Site Reliability Engineer

eTek IT Services, Inc. • San Mateo, CA, US • 3m ago

Position : Site Reliability Engineer

Location : San Mateo, CA

Required Skills• Must Haves: 3 to 5 years exp. Kubernetes, DataDog, cloud services, large scale systems, AWS&GCP, minor Azure • GKE, home strung clusters on prem, and AKS (Very Small), EKS • Consistent upgrades across all the clusters and clouds • Nice to Have: Gaming experience bonus

Additional Skills

Job Description

Who We Are

Founded in 2005, 2K Games is a global video game company, publishing titles developed by some of the most influential game development studios in the world. Our studios responsible for developing 2K’s portfolio of world-class games across multiple platforms, include Visual Concepts, Firaxis, Hangar 13, CatDaddy, Cloud Chamber, and HB Studios. Our portfolio of titles is expanding due to our global strategic plan, building and acquiring exciting studios whose content continues to inspire all of us! 2K publishes titles in today’s most popular gaming genres, including sports, shooters, action, role-playing, strategy, casual, and family entertainment.

Our team of engineers, marketers, artists, writers, data scientists, producers, thinkers and doers, are the professional publishing stewards of our growing library of critically-acclaimed franchises such as NBA 2K, Battleborn, BioShock, Borderlands, The Darkness, Mafia, Sid Meier’s Civilization, WWE 2K, and XCOM.

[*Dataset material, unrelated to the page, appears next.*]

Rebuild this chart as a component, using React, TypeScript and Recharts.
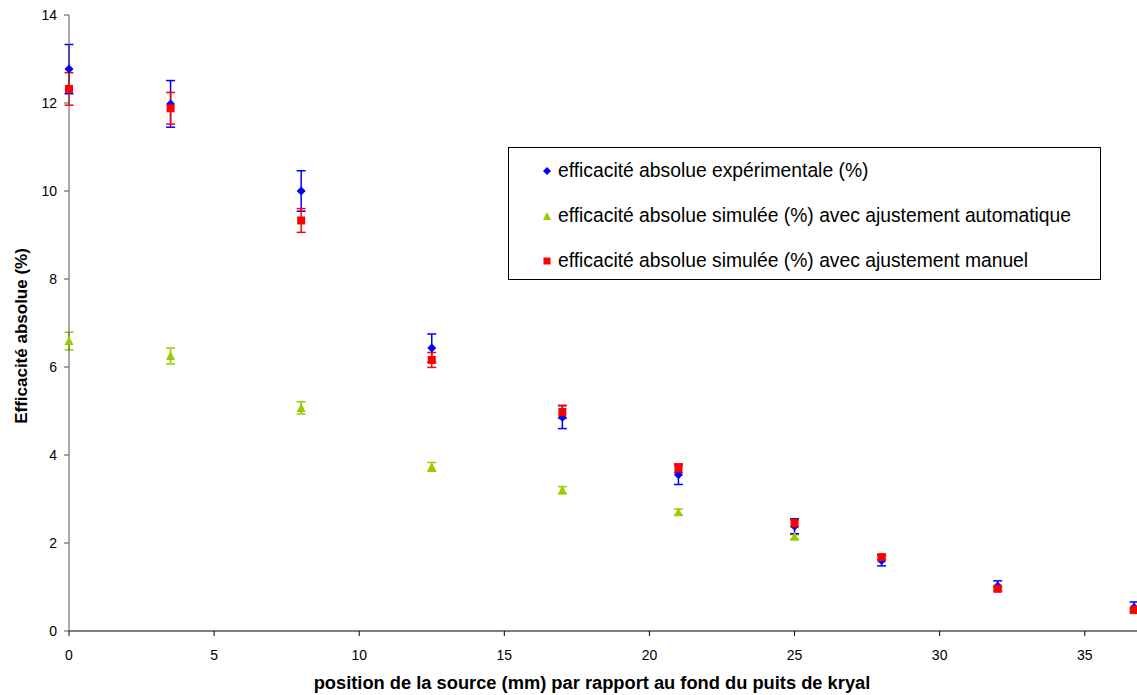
import {
  ErrorBar,
  Legend,
  Scatter,
  ScatterChart,
  XAxis,
  YAxis,
} from "recharts";

// position de la source (mm)
const positions = [0, 3.5, 8, 12.5, 17, 21, 25, 28, 32, 36.7];

const expValues = [12.77, 11.98, 10.0, 6.43, 4.86, 3.55, 2.38, 1.6, 1.02, 0.54];
const expErrors = [0.56, 0.53, 0.46, 0.32, 0.26, 0.22, 0.17, 0.12, 0.12, 0.12];

const autoValues = [6.59, 6.25, 5.07, 3.73, 3.2, 2.7, 2.14, 1.65, 0.98, 0.47];
const autoErrors = [0.2, 0.18, 0.14, 0.1, 0.08, 0.07, 0.05, 0.04, 0.03, 0.02];

const manualValues = [12.32, 11.88, 9.33, 6.16, 4.98, 3.7, 2.45, 1.68, 0.96, 0.48];
const manualErrors = [0.37, 0.36, 0.27, 0.17, 0.15, 0.1, 0.08, 0.05, 0.04, 0.03];

const xTicks = [0, 5, 10, 15, 20, 25, 30, 35];
const yTicks = [0, 2, 4, 6, 8, 10, 12, 14];

const SERIES_NAMES = [
  "efficacité absolue expérimentale (%)",
  "efficacité absolue simulée (%) avec ajustement automatique",
  "efficacité absolue simulée (%) avec ajustement manuel",
];

const BLUE = "#0000FF";
const GREEN = "#99CC00";
const RED = "#FF0000";

const toRows = (values: number[], errors: number[]) =>
  positions.map((x, i) => ({ x, y: values[i], err: errors[i] }));

const expData = toRows(expValues, expErrors);
const autoData = toRows(autoValues, autoErrors);
const manualData = toRows(manualValues, manualErrors);

const Diamond = (props: any) => {
  const { cx, cy } = props;
  const r = 4.5;
  return (
    <polygon
      points={`${cx},${cy - r} ${cx + r},${cy} ${cx},${cy + r} ${cx - r},${cy}`}
      fill={BLUE}
    />
  );
};

const Triangle = (props: any) => {
  const { cx, cy } = props;
  return (
    <polygon
      points={`${cx},${cy - 5} ${cx + 4.5},${cy + 4} ${cx - 4.5},${cy + 4}`}
      fill={GREEN}
    />
  );
};

const Square = (props: any) => {
  const { cx, cy } = props;
  return <rect x={cx - 4} y={cy - 4} width={8} height={8} fill={RED} />;
};

const legendMarker = (i: number) => {
  if (i === 0)
    return <polygon points="5,1 9,5 5,9 1,5" fill={BLUE} />;
  if (i === 1)
    return <polygon points="5,1 9,9 1,9" fill={GREEN} />;
  return <rect x={1.5} y={1.5} width={7} height={7} fill={RED} />;
};

const renderLegend = () => (
  <div
    style={{
      border: "1px solid #000",
      background: "#fff",
      width: 593,
      height: 133,
      boxSizing: "border-box",
      paddingTop: 0,
      paddingLeft: 33,
    }}
  >
    {SERIES_NAMES.map((name, i) => (
      <div
        key={name}
        style={{
          display: "flex",
          alignItems: "center",
          height: 45,
          fontSize: 19.3,
          color: "#000",
          whiteSpace: "nowrap",
        }}
      >
        <svg width={10} height={10} style={{ marginRight: 6 }}>
          {legendMarker(i)}
        </svg>
        <span>{name}</span>
      </div>
    ))}
  </div>
);

export default function App() {
  return (
    <div
      style={{
        position: "absolute",
        left: 0,
        top: 0,
        fontFamily: "'Liberation Sans', Arial, sans-serif",
      }}
    >
      <ScatterChart
        width={1137}
        height={695}
        margin={{ top: 15, right: 0, bottom: 0, left: 0 }}
      >
        <XAxis
          type="number"
          dataKey="x"
          domain={[0, 36.8]}
          ticks={xTicks}
          height={64}
          stroke="#000"
          tickSize={5}
          tickMargin={14}
          tick={{ fill: "#000", fontSize: 14 }}
          label={{
            value: "position de la source (mm) par rapport au fond du puits de kryal",
            position: "center",
            dx: -11,
            dy: 20,
            fill: "#000",
            fontSize: 18.3,
            fontWeight: "bold",
          }}
        />
        <YAxis
          type="number"
          dataKey="y"
          domain={[0, 14]}
          ticks={yTicks}
          width={69}
          stroke="#555"
          tickSize={5}
          tickMargin={7}
          tick={{ fill: "#000", fontSize: 14 }}
          label={{
            value: "Efficacité absolue (%)",
            angle: -90,
            position: "center",
            dx: -14,
            dy: 13,
            fill: "#000",
            fontSize: 17,
            fontWeight: "bold",
          }}
        />
        <Legend
          layout="vertical"
          align="center"
          verticalAlign="middle"
          content={renderLegend}
          wrapperStyle={{ position: "absolute", left: 508, top: 147, width: 593 }}
        />
        <Scatter
          name={SERIES_NAMES[1]}
          data={autoData}
          shape={Triangle}
          isAnimationActive={false}
        >
          <ErrorBar dataKey="err" direction="y" width={4.5} stroke={GREEN} strokeWidth={1.5} />
        </Scatter>
        <Scatter
          name={SERIES_NAMES[0]}
          data={expData}
          shape={Diamond}
          isAnimationActive={false}
        >
          <ErrorBar dataKey="err" direction="y" width={4.5} stroke={BLUE} strokeWidth={1.5} />
        </Scatter>
        <Scatter
          name={SERIES_NAMES[2]}
          data={manualData}
          shape={Square}
          isAnimationActive={false}
        >
          <ErrorBar dataKey="err" direction="y" width={4.5} stroke={RED} strokeWidth={1.5} />
        </Scatter>
      </ScatterChart>
    </div>
  );
}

At 2K, we pride ourselves on creating an inclusive work environment, which means encouraging our teams to Come as You Are and do your best work! We are dedicated to diversity and inclusion, and want our community of candidates to reflect this commitment. We encourage all qualified applicants to explore our global positions.

2K is headquartered in Novato, California and is a wholly owned label of Take-Two Interactive Software, Inc. (NASDAQ: TTWO).

About the Team: Site Reliability Engineering (SRE)

The 2K Site Reliability team is responsible for the operations and infrastructure of all consumer-facing production systems and developer-facing systems at 2K Games, including NBA2K game services, customer-facing account services, and websites. This team handles systems and services spanning multiple datacenters both terrestrial and cloud-based.

What We Need:

We are looking for an expert engineer who is passionate about building multi-datacenter infrastructure and services. Robust systems and problem-solving skills are required as we develop solutions for game studios and support data centers around the world alongside a group of outstanding engineers. In this role, you will collaborate with network engineers, systems architects, and development staff to support our gamers and the needs of the business.

What you will do

What We Do

Build and operate highly resilient systems in a multi-datacenter and cloud global environment serving game and consumer services
Develop tools for the management and automation of the systems and service infrastructure
Define and implement standards that will impact systems, services, and multiple software environments
Diagnose and resolve technical issues from both internal and external customers and drive improvements to prevent them from recurring
Participate in Site Reliability Engineering’s on-call rotation

Who We Believe Will Be an Outstanding Fit

You are eager to work in a fast-paced environment with other highly skilled engineers who are passionate about service availability and health!

If the idea of building data center infrastructure services from greenfield to implementation moves you!

Required Qualifications

6+ years of demonstrated influence across one or more teams for large scale projects that drive impact and improvement across the organization
6+ years of experience in an SRE role for online services in a multi-region, multi-cloud environment with specific experience in reliability and resliency
6+ years of developing tools for automation of processes or augmenting off the shelf tool functionality
6+ years of AWS and/or GCP cloud experience running highly elastic mission critical workloads
6+ years of coding experience in at least one or more of Python, Ruby, Java, or Go and a good understanding of code management
6+ years of experience using Infrastructure as Code tools like Terraform, Pulumi, or others
Extensive knowledge of software build, test, and deploy processes using Git, Jenkins, Puppet, Ansible, Docker/containers, and Kubernetes
Experience with system analysis and troubleshooting
Serve as a mentor to junior engineers and provide technical leadership to the organization.

Bonus Points

Prior hands-on experience running large scale multiplayer video games at scale
Experience designing and crafting software for systems and network automation
Debugging, code optimization, and routine task automation skills
Demonstrated ability to decompose sophisticated problems. Ability to engage in lateral investigations.